*Provided material*

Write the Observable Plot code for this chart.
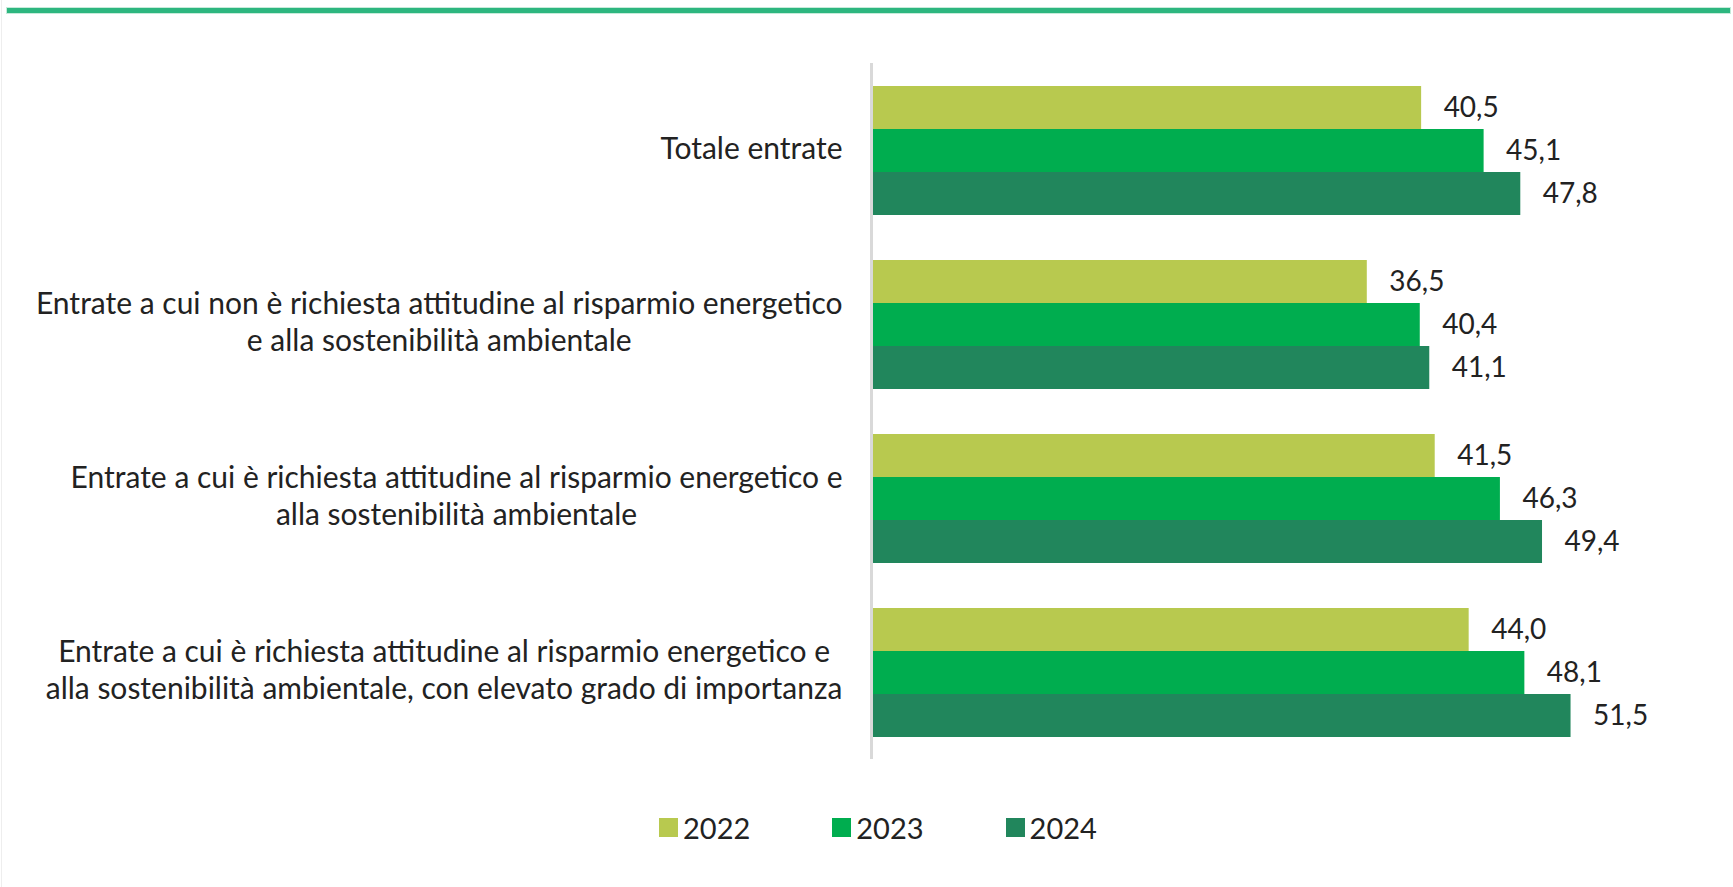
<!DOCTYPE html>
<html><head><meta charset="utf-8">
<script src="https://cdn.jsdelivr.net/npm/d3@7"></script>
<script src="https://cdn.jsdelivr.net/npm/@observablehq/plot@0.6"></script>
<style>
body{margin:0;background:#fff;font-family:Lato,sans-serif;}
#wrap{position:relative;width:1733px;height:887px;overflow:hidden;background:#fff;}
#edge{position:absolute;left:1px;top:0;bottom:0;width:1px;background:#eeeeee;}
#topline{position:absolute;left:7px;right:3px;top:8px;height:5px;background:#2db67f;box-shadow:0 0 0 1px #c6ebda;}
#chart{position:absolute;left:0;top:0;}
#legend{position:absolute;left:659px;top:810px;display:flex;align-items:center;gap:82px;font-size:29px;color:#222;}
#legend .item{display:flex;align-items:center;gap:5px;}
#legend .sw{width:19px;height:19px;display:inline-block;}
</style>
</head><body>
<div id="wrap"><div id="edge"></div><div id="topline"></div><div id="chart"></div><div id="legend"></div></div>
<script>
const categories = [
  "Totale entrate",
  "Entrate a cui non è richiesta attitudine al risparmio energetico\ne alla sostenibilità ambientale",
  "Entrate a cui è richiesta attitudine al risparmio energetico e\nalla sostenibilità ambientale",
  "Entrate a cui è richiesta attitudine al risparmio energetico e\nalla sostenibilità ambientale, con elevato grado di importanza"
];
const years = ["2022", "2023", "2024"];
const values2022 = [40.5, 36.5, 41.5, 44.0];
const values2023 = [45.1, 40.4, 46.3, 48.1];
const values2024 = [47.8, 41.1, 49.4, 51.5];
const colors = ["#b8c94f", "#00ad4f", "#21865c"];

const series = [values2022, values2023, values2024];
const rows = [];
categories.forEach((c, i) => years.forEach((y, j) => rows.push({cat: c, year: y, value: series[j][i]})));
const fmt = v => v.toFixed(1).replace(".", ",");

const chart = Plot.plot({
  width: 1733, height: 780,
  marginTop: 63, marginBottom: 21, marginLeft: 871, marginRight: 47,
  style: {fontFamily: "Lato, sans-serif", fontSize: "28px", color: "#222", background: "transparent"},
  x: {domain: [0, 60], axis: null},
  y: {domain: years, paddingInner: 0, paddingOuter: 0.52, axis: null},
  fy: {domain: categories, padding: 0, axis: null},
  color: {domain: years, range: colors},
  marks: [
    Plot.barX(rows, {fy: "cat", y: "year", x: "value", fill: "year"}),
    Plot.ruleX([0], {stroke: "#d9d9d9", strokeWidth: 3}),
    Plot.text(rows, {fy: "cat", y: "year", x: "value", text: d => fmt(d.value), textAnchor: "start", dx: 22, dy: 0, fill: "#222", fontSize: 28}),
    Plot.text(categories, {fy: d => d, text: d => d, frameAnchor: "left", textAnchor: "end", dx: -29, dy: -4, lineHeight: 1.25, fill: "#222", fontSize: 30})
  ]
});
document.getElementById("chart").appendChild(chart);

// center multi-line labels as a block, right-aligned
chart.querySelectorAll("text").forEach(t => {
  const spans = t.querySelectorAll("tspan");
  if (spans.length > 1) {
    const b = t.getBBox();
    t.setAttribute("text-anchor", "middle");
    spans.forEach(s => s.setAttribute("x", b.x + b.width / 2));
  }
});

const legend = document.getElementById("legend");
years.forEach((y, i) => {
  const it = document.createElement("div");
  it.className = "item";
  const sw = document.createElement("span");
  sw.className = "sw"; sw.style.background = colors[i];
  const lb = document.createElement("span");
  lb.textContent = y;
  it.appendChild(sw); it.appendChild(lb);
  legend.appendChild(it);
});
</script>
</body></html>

*Exercise requirements*
Return the material exactly as given, apart from the pictures.

*Reply to the exercise*
Write the Observable Plot code for this chart.
<!DOCTYPE html>
<html><head><meta charset="utf-8">
<script src="https://cdn.jsdelivr.net/npm/d3@7"></script>
<script src="https://cdn.jsdelivr.net/npm/@observablehq/plot@0.6"></script>
<style>
body{margin:0;background:#fff;font-family:Lato,sans-serif;}
#wrap{position:relative;width:1733px;height:887px;overflow:hidden;background:#fff;}
#edge{position:absolute;left:1px;top:0;bottom:0;width:1px;background:#eeeeee;}
#topline{position:absolute;left:7px;right:3px;top:8px;height:5px;background:#2db67f;box-shadow:0 0 0 1px #c6ebda;}
#chart{position:absolute;left:0;top:0;}
#legend{position:absolute;left:659px;top:810px;display:flex;align-items:center;gap:82px;font-size:29px;color:#222;}
#legend .item{display:flex;align-items:center;gap:5px;}
#legend .sw{width:19px;height:19px;display:inline-block;}
</style>
</head><body>
<div id="wrap"><div id="edge"></div><div id="topline"></div><div id="chart"></div><div id="legend"></div></div>
<script>
const categories = [
  "Totale entrate",
  "Entrate a cui non è richiesta attitudine al risparmio energetico\ne alla sostenibilità ambientale",
  "Entrate a cui è richiesta attitudine al risparmio energetico e\nalla sostenibilità ambientale",
  "Entrate a cui è richiesta attitudine al risparmio energetico e\nalla sostenibilità ambientale, con elevato grado di importanza"
];
const years = ["2022", "2023", "2024"];
const values2022 = [40.5, 36.5, 41.5, 44.0];
const values2023 = [45.1, 40.4, 46.3, 48.1];
const values2024 = [47.8, 41.1, 49.4, 51.5];
const colors = ["#b8c94f", "#00ad4f", "#21865c"];

const series = [values2022, values2023, values2024];
const rows = [];
categories.forEach((c, i) => years.forEach((y, j) => rows.push({cat: c, year: y, value: series[j][i]})));
const fmt = v => v.toFixed(1).replace(".", ",");

const chart = Plot.plot({
  width: 1733, height: 780,
  marginTop: 63, marginBottom: 21, marginLeft: 871, marginRight: 47,
  style: {fontFamily: "Lato, sans-serif", fontSize: "28px", color: "#222", background: "transparent"},
  x: {domain: [0, 60], axis: null},
  y: {domain: years, paddingInner: 0, paddingOuter: 0.52, axis: null},
  fy: {domain: categories, padding: 0, axis: null},
  color: {domain: years, range: colors},
  marks: [
    Plot.barX(rows, {fy: "cat", y: "year", x: "value", fill: "year"}),
    Plot.ruleX([0], {stroke: "#d9d9d9", strokeWidth: 3}),
    Plot.text(rows, {fy: "cat", y: "year", x: "value", text: d => fmt(d.value), textAnchor: "start", dx: 22, dy: 0, fill: "#222", fontSize: 28}),
    Plot.text(categories, {fy: d => d, text: d => d, frameAnchor: "left", textAnchor: "end", dx: -29, dy: -4, lineHeight: 1.25, fill: "#222", fontSize: 30})
  ]
});
document.getElementById("chart").appendChild(chart);

// center multi-line labels as a block, right-aligned
chart.querySelectorAll("text").forEach(t => {
  const spans = t.querySelectorAll("tspan");
  if (spans.length > 1) {
    const b = t.getBBox();
    t.setAttribute("text-anchor", "middle");
    spans.forEach(s => s.setAttribute("x", b.x + b.width / 2));
  }
});

const legend = document.getElementById("legend");
years.forEach((y, i) => {
  const it = document.createElement("div");
  it.className = "item";
  const sw = document.createElement("span");
  sw.className = "sw"; sw.style.background = colors[i];
  const lb = document.createElement("span");
  lb.textContent = y;
  it.appendChild(sw); it.appendChild(lb);
  legend.appendChild(it);
});
</script>
</body></html>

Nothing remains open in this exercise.